[ofa-general] Multi-threaded diags (Was: Re: [PATCH 4/5] infiniband-diags/libibnetdisc: Introduce a context object.)

Fri Sep 18 15:22:22 PDT 2009

On Thu, 27 Aug 2009 12:20:56 -0600
Jason Gunthorpe <jgunthorpe at obsidianresearch.com> wrote:

> On Thu, Aug 27, 2009 at 09:48:10AM -0700, Ira Weiny wrote:
> 
> > > FSM multiplexing the recv path usually gives much better performance,
> > > something like net discovery is quite easy..
> > 
> > Using the original algorithm and data structures lended itself to
> > threading.  Now that I am neck deep in all this I have thought that
> > rewriting it all might be easier.
> 
> Yah. mayhaps..
> 
> > > main loop:
> > >  fill tx queue from next list
> > >  recieve replies and correlate with next list
> 
> > This would still need additional code (or additional synchronization in the
> > API to libibnetdisc) if you wanted a user app to be multi-threaded.  Someone
> > has to be in charge of receiving all replies on that ibmad_port object and
> > handing them to the proper owner.  Of course one could open multiple
> > ibmad_port objects but how is the app writer to know to do that?  Digging
> > through the code to find out that libibnetdisc is consuming all the replies?
> 
> What is the use case here?

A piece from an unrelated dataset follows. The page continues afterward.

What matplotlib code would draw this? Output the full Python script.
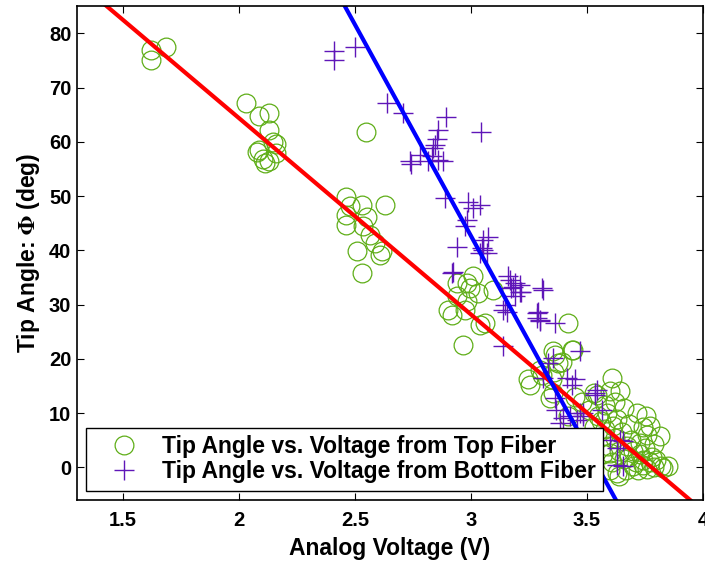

I thought the app would be something like:
> 
> main()
> {
>   foo = libibnetdisc_setup();
>   libibnetdisc_discover_all(foo,res);
>   // Do interesting things with res.
> } 

That is the current use case.  However I can see use cases were discover is
called periodically to get a new snapshot of the fabric.  Also since the
discover can scan parts of the fabric ("libibnetdisc_discover_part") and
return a fabric which represents pieces of the whole I could see "fabric"
operations such as merge, update, and replace.

> 
> Where the goal is to have libibnetdisc_discover_all complete
> expediently.
> 
> As long as the context 'foo' is re-entrant in all ways with all other
> libraries and contexts I think useful threaded apps can be created.

Yes absolutely.  However, my current issue is with making ibmad_port thread
safe so that libibnetdisc_discover can be multithreaded.  I have been able to
do so but the amount of code it took seems unreasonable to force upon any
users ob libibmad.

> 
> > This is what got me on this in the first place.  smp_query_via
> > (_do_madrpc) is not thread safe. 
> 
> Sure, the entire library is not thread safe around the ibmad_port
> context. But who cares? If the caller to libibnetdisc wants to thread
> that way they need to open another context.

Yes, they can but how do they know they need to do this?  Furthermore how many
context's are required?  The bottom line is I wanted multiple outstanding
queries.  I am not going to open a context for each query.  The amount of code
required to process and sort Transaction ID's should be provided by libibmad
or a layer at that level.  It should not be required for every user process or
user lib.  Furthermore my prototype code does not support redirect.  Therefore
it makes the code even more difficult.  Why make every user suffer this
problem?

> 
> > Also, I feel that someone down the road might fall into the same
> > trap that I did thinking that smp_query_via is thread safe and I
> > would like to fix that.
> 
> Well.. How can it be threaded? umad_send/umad_recv are inherently
> single threaded APIs. You have to layer a TID based threading dispatch
> mechanism on top of it. Much better to let the kernel do that and open
> multiple umad fds.

I am a bit confused.  Do you mean to open multiple umad fds such that the
kernel will do the TID based dispatch for you?  Or are you suggesting a
different kernel umad implementation?

>  
> > > each entry:
> > >  add to next list additional ports
> > > 
> > > Repeat until dead.
> > > 
> > > Where a 'next list' would be a set of actions along the lines of
> > > 'query node' or 'query port' the action on a 'query node' completion
> > > is to generate 'query port' next list items for all the ports, and on
> > > 'query port' completion is to generate 'query node' items for all
> > > enabled ports..
> > > 
> > > libumad is nonblocking, parallel, etc...
> > 
> > Yes, and libibmad layers on top of it an easier interface to issue common
> > queries.  Why should we ask the user to re-implement that code?
> 
> Well, the very best way to do this is to have a FSM engine API at the
> core of the MAD libary:
>   mad_ctx->callback = done_this;
>   mad_post(mad,mad_ctx)
> 
> done_this(reply):
>   ...

Which way do you propose to do this, have a thread calling "done_this" or
having the user call an event loop?

> 
> > For example, mad_rpc now handles redirection.  My implementation
> > does not yet.  So now I have to handle that on my own as well...
> > :-(
> 
> To be honest, I don't like the libibmad/libibumad APIs one bit - I'm
> not surprised they don't work for you..
> 
> Frankly, we really need a usable MAD libary with sane APIs, and very
> high level APIs on top of that. You cannot make an IB application
> without doing SA queries at a minimum and the current process is
> HORRID.
> 
> I see nothing of value in libimad and libibumad to support that :|

I see some things of value in libibmad.  However, I have been reluctant to use
it in the past and I agree it needs fixing.  I don't want to reinvent the
wheel but perhaps that is what needs to be done...

Ira

-- 
Ira Weiny
Math Programmer/Computer Scientist
Lawrence Livermore National Lab
925-423-8008
weiny2 at llnl.gov